Looking back over these ten years, I’ve found an enormous range of profoundly enriching experiences to look back on.  And some of the most enriching have been those which I want to use this afternoon just to underline what I think are the priorities for years ahead.

Some of those experiences have been, as Bishop Nigel has suggested, in dialogue with young people. I remember in this room, a few years ago, welcoming some of the young school students who had accompanied the Chief Rabbi and myself to Auschwitz on our visit. It was a bitterly cold afternoon and this hall can be extremely unwelcoming on occasions like that, but there was no lack of fervour and commitment and warmth in the discussion that emerged around the table. Lord Sacks and I were convinced that we shouldn’t leave that visit just as a memory to look back on in isolation, but that we should make the most of the relations built with some of the young people who had accompanied us so that it would be possible to lay down some kind of marker for the future.  Likewise, I’ve had the privilege of speaking with Lord Sacks at a school in Pimlico, London, some years ago for Holocaust Memorial Day, and the regular experience of sharing a platform with the Chief Rabbi on that occasion here in London and also in Liverpool.  Those two are amongst my most vivid memories of recent years. Because, as we look around the world of Christian Jewish dialogue, there is – saving the presence of a good many people in this room – a certain preponderance of the “over-45s” in this world and we desperately need to create a new generation as committed and as imaginative as the generation above and the generation above that.
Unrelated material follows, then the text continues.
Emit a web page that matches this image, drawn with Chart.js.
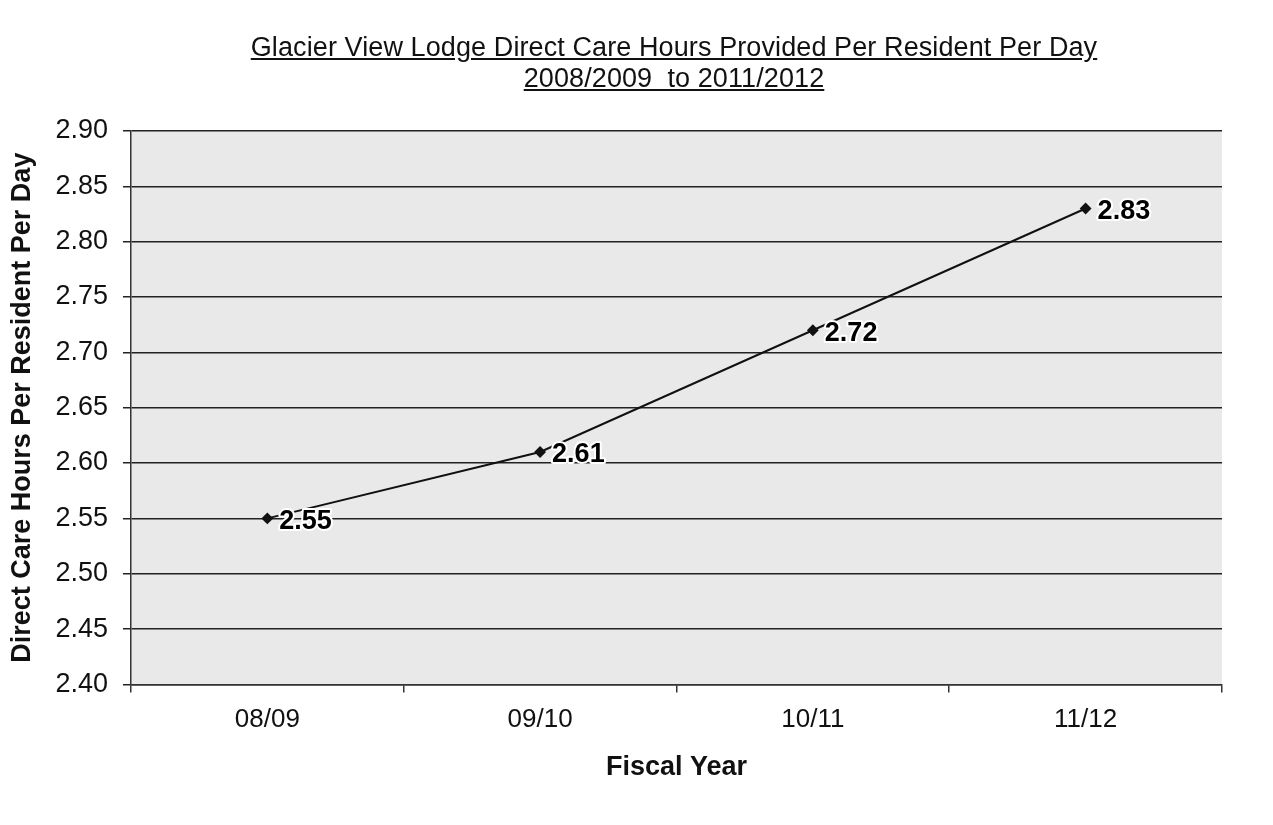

So I want to use this occasion to underline the immense importance of building up that next generation of dialogue, working with our schools and our universities to keep this dialogue and this relationship alive and well. Of course, to locate this priority in the context of schools and universities is to say that we have to go where it’s difficult. Because I guess that everyone in this hall this afternoon will know that in the university context especially there are some very particular pressures, which Jewish students will speak of very eloquently at this time. We need to be there as people committed to Christian Jewish understanding. We need to be there facilitating, assisting real honest and fruitful conversation, rather than the sterile stand-off that so often happens with its inching towards prejudice and exclusion.  That, for me, is a priority that we can all recommit to on this occasion and I believe it is of the first importance. Young people, when engaged in dialogue, will often quite rightly say things that are not scripted or expected. That is why we encourage it, because we can’t simply go on rehearsing familiar kinds of argument, familiar kinds of point or familiar courtesies. We need to have our world opened up afresh by a new generation.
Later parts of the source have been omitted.